Monks- Use the Unchained Monk. Flying Kick helps all its options synergize, and it generally kicks ass. Sure it has weak Will now for some reason, but it's incentivized to pump it's Wisdom, and if that isn't enough for your taste, switching it to strong Will is a simple tweak. Alternatively, do some serious archetype mashing and pick a good style tree; Qinggong/Sensei with Mantis Style is my favorite.
Rogues- Start with the Unchained Rogue. Change his Finesse Training so that it also applies DEX to damage on ranged attacks, then add the full repertoire of Ninja Tricks and the Poison Use ability to his Rogue talents. Throw in a Grit or Ki pool for the limited use ninja tricks depending on your thematic preference. Basically good to go.

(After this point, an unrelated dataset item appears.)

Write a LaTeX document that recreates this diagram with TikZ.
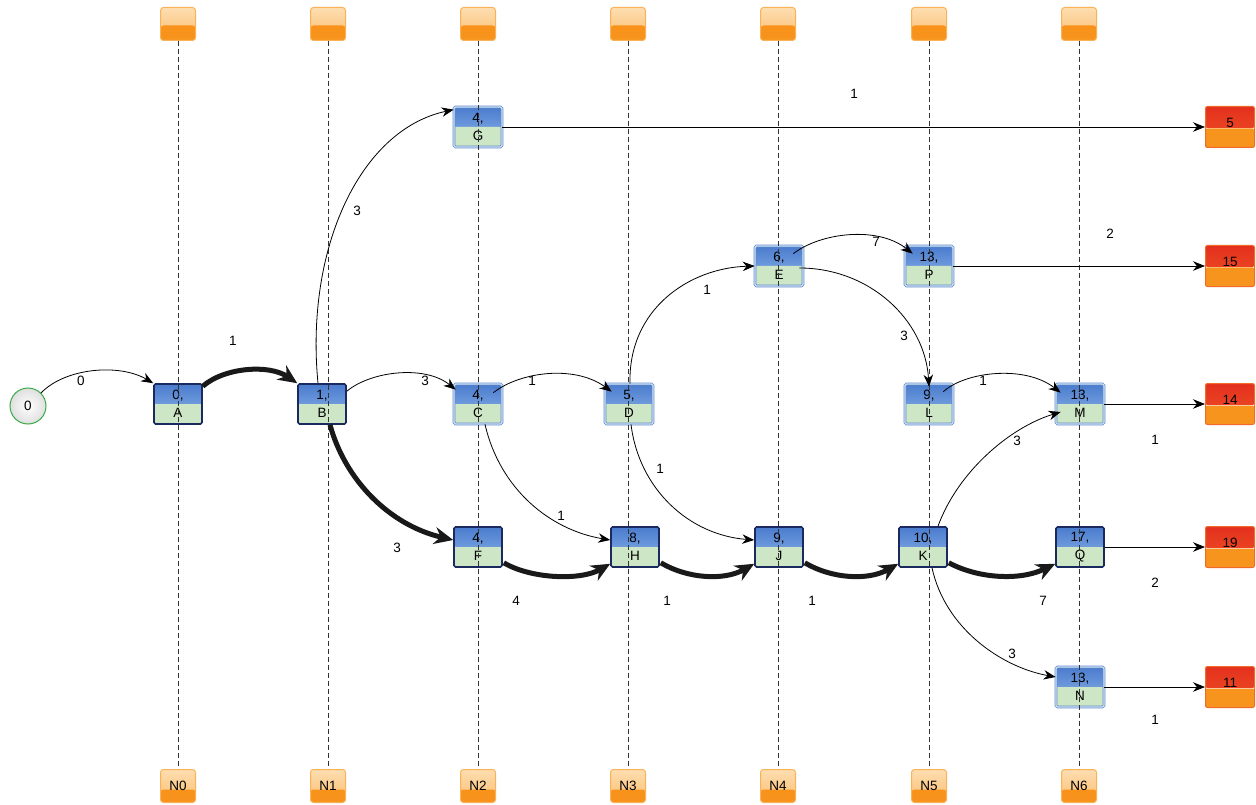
\documentclass[tikz,border=0pt]{standalone}
\usepackage{fontspec}
\setmainfont{Liberation Sans}
\usetikzlibrary{arrows.meta,shadings}
\definecolor{bluetop}{HTML}{4A7BCD}
\definecolor{bluebot}{HTML}{93BAEC}
\definecolor{greenfill}{HTML}{CDE6C5}
\definecolor{critborder}{HTML}{1B2A5E}
\definecolor{normborder}{HTML}{5F8ACB}
\definecolor{normdouble}{HTML}{D2E2F5}
\definecolor{orlight}{HTML}{FDDDB0}
\definecolor{ormid}{HTML}{FBBE6E}
\definecolor{ordark}{HTML}{F7941D}
\definecolor{orborder}{HTML}{F9B257}
\definecolor{redtop}{HTML}{E4301E}
\definecolor{redbot}{HTML}{EF5425}
\definecolor{redborder}{HTML}{F26A2A}
\definecolor{startgreen}{HTML}{3AAA48}
\definecolor{dashgray}{HTML}{333333}
\begin{document}
\begin{tikzpicture}[x=1pt,y=-1pt,
  lbl/.style={font=\fontsize{13.5}{15}\selectfont, inner sep=0pt},
  task/.style={rectangle, rounded corners=1.5pt, minimum width=48pt, minimum height=40pt, inner sep=0pt,
    align=center, font=\fontsize{13.5}{18}\selectfont,
    path picture={
      \shade[top color=bluetop, bottom color=bluebot]
        (path picture bounding box.north west) rectangle (path picture bounding box.east);
      \fill[greenfill]
        (path picture bounding box.west) rectangle (path picture bounding box.south east);
    }},
  crit/.style={task, draw=critborder, line width=1.6pt},
  norm/.style={task, draw=normborder, double=normdouble, double distance=1.2pt, line width=0.7pt},
  colbox/.style={rectangle, rounded corners=3pt, minimum width=35pt, minimum height=33pt,
    inner sep=0pt, draw=orborder, line width=1pt, font=\fontsize{13.5}{15}\selectfont,
    path picture={
      \shade[top color=orlight, bottom color=ormid]
        (path picture bounding box.north west) rectangle (path picture bounding box.south east);
      \shade[top color=ordark!90!orange, bottom color=ordark]
        (path picture bounding box.south west) rectangle ([yshift=#1]path picture bounding box.south east);
    }},
  endbox/.style={rectangle, rounded corners=2pt, minimum width=49pt, minimum height=41pt,
    inner sep=0pt, draw=redborder, line width=1pt, font=\fontsize{13.5}{15}\selectfont,
    text depth=0pt,
    path picture={
      \shade[top color=redtop, bottom color=redbot]
        (path picture bounding box.north west) rectangle ([yshift=-1pt]path picture bounding box.east);
      \fill[ordark]
        (path picture bounding box.south west) rectangle ([yshift=19pt]path picture bounding box.south east);
    }},
  startnode/.style={circle, minimum size=36pt, inner sep=0pt, draw=startgreen, line width=1pt,
    inner color=white, outer color=gray!25, font=\fontsize{13.5}{15}\selectfont},
  vline/.style={draw=dashgray, line width=0.8pt, dash pattern=on 5pt off 3pt},
  edgeN/.style={draw=black, line width=0.8pt, -{Stealth[length=12pt,width=9.5pt]}},
  edgeC/.style={draw=black!90, line width=5pt, -{Stealth[length=19pt,width=17pt]}}
]
\useasboundingbox (0,0) rectangle (1256,805);

% column header/footer boxes
\foreach \i/\x in {0/178,1/328,2/478,3/628,4/778,5/929,6/1079}{
  \node[colbox=15pt] (t\i) at (\x,24) {};
  \node[colbox=13pt, text depth=0pt] (b\i) at (\x,786) {N\i};
}

% start node
\node[startnode] (s) at (28,406) {0};

% task nodes
\node[crit] (A) at (178,404) {0,\\A};
\node[crit] (B) at (322,404) {1,\\B};
\node[norm] (C) at (478,404) {4,\\C};
\node[norm] (D) at (629,404) {5,\\D};
\node[norm] (G) at (478,127) {4,\\G};
\node[norm] (E) at (779,266) {6,\\E};
\node[norm] (P) at (929,266) {13,\\P};
\node[norm] (L) at (929,404) {9,\\L};
\node[norm] (M) at (1080,404) {13,\\M};
\node[crit] (F) at (478,547) {4,\\F};
\node[crit] (H) at (635,547) {8,\\H};
\node[crit] (J) at (779,547) {9,\\J};
\node[crit] (K) at (923,547) {10,\\K};
\node[crit] (Q) at (1080,547) {17,\\Q};
\node[norm] (N) at (1080,687) {13,\\N};

% end boxes
\node[endbox] (r5) at (1230,127) {\raisebox{9pt}{5}};
\node[endbox] (r15) at (1230,266) {\raisebox{9pt}{15}};
\node[endbox] (r14) at (1230,404) {\raisebox{9pt}{14}};
\node[endbox] (r19) at (1230,547) {\raisebox{9pt}{19}};
\node[endbox] (r11) at (1230,687) {\raisebox{9pt}{11}};

% dashed column lines
\foreach \i in {0,...,6}{ \draw[vline] (t\i.south) -- (b\i.north); }

% thin edges
\draw[edgeN] (s.45) .. controls +(24,-25) and +(-34,-20) .. (A.north west);
\draw[edgeN] ([xshift=-4pt]B.north) .. controls +(-13,-134) and +(-94,20) .. ([yshift=-3pt]G.north west);
\draw[edgeN] ([yshift=-8pt]B.north east) .. controls +(24,-20) and +(-31,-25) .. ([xshift=2pt,yshift=-6pt]C.north west);
\draw[edgeN] ([xshift=-9pt,yshift=-9pt]C.north east) .. controls +(27,-21) and +(-37,-27) .. ([xshift=7pt,yshift=-8pt]D.north west);
\draw[edgeN] ([xshift=7pt]C.south) .. controls +(15,65) and +(-60,-10) .. ([yshift=7pt]H.west);
\draw[edgeN] ([xshift=1pt]D.north) .. controls +(-2,-75) and +(-65,2) .. (E.west);
\draw[edgeN] ([xshift=2pt]D.south) .. controls +(8,65) and +(-65,-5) .. ([yshift=7pt]J.west);
\draw[edgeN] ([xshift=-10pt,yshift=-8pt]E.north east) .. controls +(27,-21) and +(-35,-28) .. ([xshift=8pt,yshift=-8pt]P.north west);
\draw[edgeN] ([xshift=-4pt,yshift=-2pt]E.east) .. controls +(70,0) and +(-4,-67) .. ([yshift=-3pt]L.north);
\draw[edgeN] ([xshift=-10pt,yshift=-8pt]L.north east) .. controls +(22,-20) and +(-36,-28) .. ([xshift=5pt,yshift=-9pt]M.north west);
\draw[edgeN] ([xshift=15pt]K.north) .. controls +(20,-55) and +(-50,15) .. ([xshift=5pt,yshift=-8pt]M.west);
\draw[edgeN] ([xshift=9pt]K.south) .. controls +(13,60) and +(-55,-10) .. ([yshift=10pt]N.west);
\draw[edgeN] (G.east) -- (r5.west);
\draw[edgeN] (P.east) -- (r15.west);
\draw[edgeN] (M.east) -- (r14.west);
\draw[edgeN] (Q.east) -- (r19.west);
\draw[edgeN] (N.east) -- (r11.west);

% critical edges
\draw[edgeC] ([yshift=-3pt]A.north east) .. controls +(22,-19) and +(-28,-19) .. (B.north west);
\draw[edgeC] ([xshift=8pt]B.south) .. controls +(15,55) and +(-64,-15) .. ([yshift=7pt]F.west);
\draw[edgeC] ([xshift=1pt,yshift=5pt]F.south east) .. controls +(27,16) and +(-30,17) .. ([yshift=4pt]H.south west);
\draw[edgeC] ([xshift=1pt,yshift=5pt]H.south east) .. controls +(27,16) and +(-30,17) .. ([yshift=4pt]J.south west);
\draw[edgeC] ([xshift=1pt,yshift=5pt]J.south east) .. controls +(27,16) and +(-30,17) .. ([yshift=4pt]K.south west);
\draw[edgeC] ([xshift=1pt,yshift=5pt]K.south east) .. controls +(30,16) and +(-35,17) .. ([yshift=4pt]Q.south west);

% edge labels
\node[lbl] (l1) at (81,381) {0};
\node[lbl] (l2) at (233,341) {1};
\node[lbl] (l3) at (357,211) {3};
\node[lbl] (l4) at (425,381) {3};
\node[lbl] (l5) at (397,548) {3};
\node[lbl] (l6) at (532,381) {1};
\node[lbl] (l7) at (561,516) {1};
\node[lbl] (l8) at (707,290) {1};
\node[lbl] (l9) at (660,469) {1};
\node[lbl] (l10) at (876,242) {7};
\node[lbl] (l11) at (904,336) {3};
\node[lbl] (l12) at (854,94) {1};
\node[lbl] (l13) at (1110,234) {2};
\node[lbl] (l14) at (983,381) {1};
\node[lbl] (l15) at (1155,440) {1};
\node[lbl] (l16) at (1017,441) {3};
\node[lbl] (l17) at (516,601) {4};
\node[lbl] (l18) at (667,601) {1};
\node[lbl] (l19) at (812,601) {1};
\node[lbl] (l20) at (1043,601) {7};
\node[lbl] (l21) at (1155,583) {2};
\node[lbl] (l22) at (1012,654) {3};
\node[lbl] (l23) at (1155,720) {1};
\end{tikzpicture}
\end{document}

Fighter- Better and more efficient feats. If feats are his class features, they should be as good as class features. Hang them on his unique class abilities (preferably Armor Training and/or Bravery), and make them relevant to game narrative. A scaling bonus to social skills based on twice his Bravery, shortcut combat feats that let him use maneuvers in a unique way without invalidating the traditional Improved/Greater trees so he can afford more non-combat feats. Ways to apply his Bravery bonus to more saves, especially Reflex and Will (beyond just fear effects). Apply Bravery to the DC to Intimidate a Fighter, maybe even give him unique uses for his other skills and maneuvers, let him wrestle a wyvern into submission and make it his permanent mount (I guess Leadership kind of does that, but it comes with a lot of other baggage that GMS tend not to want to deal with, so it seems to be almost universally banned, including in Pathfinder Society). Give him ways to interact with the magical world he lives in, like carving a safe swath out of an AoE spell as an immediate action, or following an enemy through their own teleport effect to stop them from escaping. Most of those are options I put in The Genius Guide to Bravery Feats, and they've been pretty well received, and made for some really fun and thematic Fighter builds that really felt like fantasy heroes without seeming "too wuxia".

Just a Guess |

Hey, so after the argument about whether or whether fighters are or aren't fine the way they are, and if the Rogue bleeding talent is OK, can we hop back to suggesting how to make the fighters/rogues/monks on par with Paladins and Barbarians skillwise and combatwise?
I tried and got belittled and insulted for it.